BEFORE LEADERSHIP: Creativity and Risk Taking
More often than not, when you read books and articles on leadership, you will hear leadership defined as the ability to create a vision, anticipate trends, walk the talk or be congruent in the way leaders live their values (value-congruence), empower and understand their own impact on others (self-understanding).
But before these competencies can be realised, there are two factors that are critical to the reality of each. These two factors are creativity and risk taking. So when I say, “before leadership,” what I mean is that before we can expect people to become competent in specific leadership competences, they need to utilise and increase their capacity to be creative and take risks. Simply stated, creativity is the development of new ideas and risk taking is the push to make ideas a reality in the face of adversity.
Let’s look at each leadership competency in light of the two before leadership factors, creativity and risk taking.
Visioning: Effective leaders are able to create a vision for the organisation’s future; a vision that inspires people; a call to action with a shared purpose for all. Through such a vision, people in the organisation grasp their relationship to the larger realities of the enterprise.
But without creativity, how can you create a vision? And how can you make a vision happen if you’re not willing to take risks to make it happen? A vision without creativity is dull and insignificant. A vision without risk taking never happens.
Value-Congruence: Leaders who are congruent in the way they live out their values are those that inspire people to follow them. A leader who uses his or her values to guide and motivate provides meaning to people’s lives within organisations. They become the standards by which choices are made. It’s easy to walk and talk your values when you’re not faced with a challenge to those values or when you “fit in.” But if your values run against the norm, then that’s when creativity and risk taking are required. Leaders must take the risk to “walk the talk.” Or, they run the risk of losing their capacity to lead.
Empowerment Skills: Empowerment is not about blind trust. It is about giving those who you are leading responsibility for doing jobs and performing in ways that show your confidence in their abilities. The word empowerment embodies in it trusting your employees, trusting that they can be creative with new ideas—ideas that come from them, and at the same time taking the risks to let them determine and drive the ideas forward without you micromanaging them.
Anticipatory Skills: Foresight is fundamental to leadership. An effective leader intuitively and systematically scans the environment for potential areas of opportunities and risks. The leader’s focus is on servicing customers (internal and external) in new ways, finding new advantages over competitors, and exploiting new company strengths. Anticipating requires looking outside your immediate purview—being on alert for new ideas coming down the pike and looking for creative new trends that may impact you and your organisation. You must at the same time be willing to risk thinking outside your paradigms and challenging your own mental models. Anticipation drives an organisation forward. Looking for opportunities to use your creative abilities and risking to think outside of what has been, to what will be the trends, are keys to success.
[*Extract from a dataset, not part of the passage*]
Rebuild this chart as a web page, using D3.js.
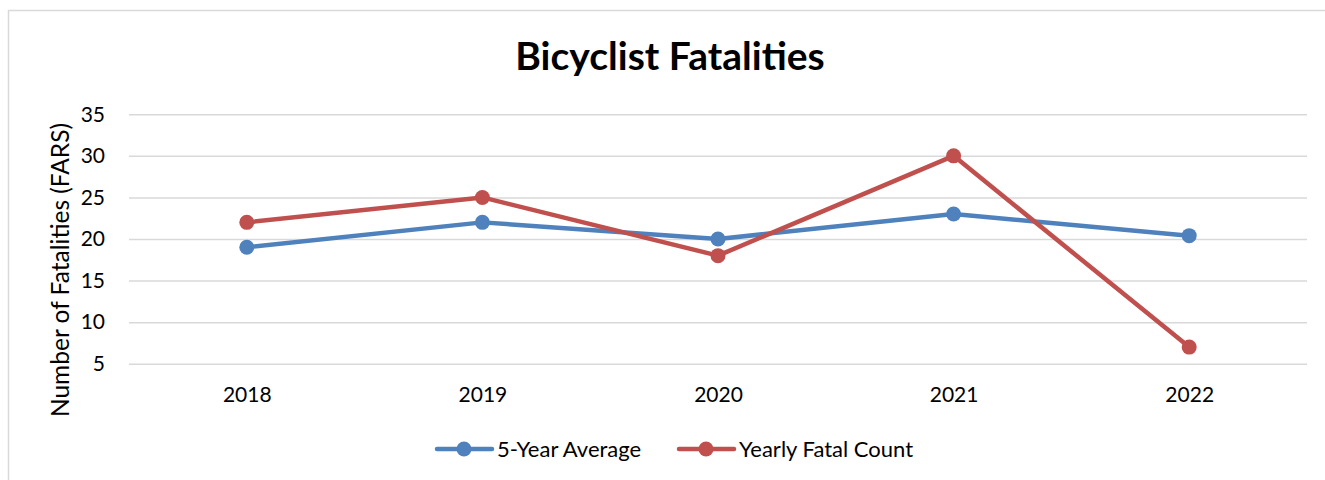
<!DOCTYPE html>
<html>
<head>
<meta charset="utf-8">
<script src="https://cdn.jsdelivr.net/npm/d3@7"></script>
<style>
  body { margin: 0; background: white; }
  text { font-family: Lato, "Open Sans", sans-serif; fill: #000; }
</style>
</head>
<body>
<div id="chart"></div>
<script>
var width = 1325
var height = 480

// Data
var years = ["2018", "2019", "2020", "2021", "2022"];
var fiveYearAvg = [19, 22, 20, 23, 20.4];
var yearlyCount = [22, 25, 18, 30, 7];
var yTicks = [5, 10, 15, 20, 25, 30, 35];
var seriesNames = ["5-Year Average", "Yearly Fatal Count"];
var seriesColors = ["#4F81BD", "#C0504D"];

var x_scale = d3.scalePoint()
    .domain(years)
    .range([129, 1307])
    .padding(0.5);

var y_scale = d3.scaleLinear()
    .domain([5, 35])
    .range([363.7, 114.3]);

var svg = d3.select("#chart")
    .append("svg")
    .attr("width", width)
    .attr("height", height)
    .style("background-color", "white")

// Chart border (top and left visible)
svg.append("path")
    .attr("d", "M8.5,480 L8.5,10.5 L1325,10.5")
    .attr("fill", "none")
    .attr("stroke", "#d9d9d9")
    .attr("stroke-width", 1.5)

// Title
svg.append("text")
    .attr("x", 670)
    .attr("y", 70)
    .attr("text-anchor", "middle")
    .style("font-size", "39px")
    .style("font-weight", "bold")
    .text("Bicyclist Fatalities")

// Gridlines + y ticks
var yAxis = d3.axisLeft(y_scale)
    .tickValues(yTicks)
    .tickSize(-(1307 - 129))
    .tickPadding(24)
    .tickFormat(d3.format("d"));

var gy = svg.append("g")
    .attr("transform", "translate(129,0)")
    .call(yAxis);
gy.select(".domain").remove();
gy.selectAll(".tick line")
    .attr("stroke", "#d9d9d9")
    .attr("stroke-width", 1.5);
gy.selectAll(".tick text")
    .style("font-size", "21px")
    .attr("fill", "#000");

var xAxis = d3.axisBottom(x_scale)
    .tickSize(0)
    .tickPadding(0);

var gx = svg.append("g")
    .attr("transform", "translate(0,385)")
    .call(xAxis);
gx.select(".domain").remove();
gx.selectAll(".tick text")
    .style("font-size", "21px")
    .attr("fill", "#000")
    .attr("dy", "0.8em");

// Axis title
svg.append("text")
    .attr("transform", "translate(69,270) rotate(-90)")
    .attr("text-anchor", "middle")
    .style("font-size", "24.5px")
    .text("Number of Fatalities (FARS)")

// Lines
var series = [fiveYearAvg, yearlyCount];
var line = d3.line()
    .x(function(d, i) { return x_scale(years[i]); })
    .y(function(d) { return y_scale(d); });

series.forEach(function(values, s) {
    svg.append("path")
        .datum(values)
        .attr("d", line)
        .attr("fill", "none")
        .attr("stroke", seriesColors[s])
        .attr("stroke-width", 4.5)
        .attr("stroke-linejoin", "round");
    svg.append("g")
        .selectAll("circle")
        .data(values)
        .enter()
        .append("circle")
        .attr("cx", function(d, i) { return x_scale(years[i]); })
        .attr("cy", function(d) { return y_scale(d); })
        .attr("r", 7.5)
        .attr("fill", seriesColors[s]);
});

// Legend
var legendX = [437, 679];
var legend = svg.append("g")
    .selectAll("g")
    .data(seriesNames)
    .enter()
    .append("g")
    .attr("transform", function(d, i) { return "translate(" + legendX[i] + ",449)"; });

legend.append("line")
    .attr("x1", 0)
    .attr("x2", 55)
    .attr("stroke", function(d, i) { return seriesColors[i]; })
    .attr("stroke-width", 4.5)
    .attr("stroke-linecap", "round");
legend.append("circle")
    .attr("cx", 27)
    .attr("r", 7.5)
    .attr("fill", function(d, i) { return seriesColors[i]; });
legend.append("text")
    .attr("x", 60)
    .attr("dy", "0.35em")
    .style("font-size", "22px")
    .text(function(d) { return d; });
</script>
</body>
</html>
Self-Understanding Skills: For a leader, self-understanding is critical. Without it, leaders may do more harm than good. Leaders must have introspective skills as well as frameworks with which to understand themselves and their impact on others. Leaders seek to understand themselves and what a risk that is, you must face, understand and make choices about your self given that self-understanding. Knowing yourself and being able to tell others who you are and what your strengths and weaknesses are, puts a leader in an extremely vulnerable and difficult but necessary place, probably one of the ultimate risks a leader faces.
So, have we been missing the boat a little by focusing on developing leadership skills and competencies before developing the foundation needed to foster these leadership competencies—creativity and risk taking?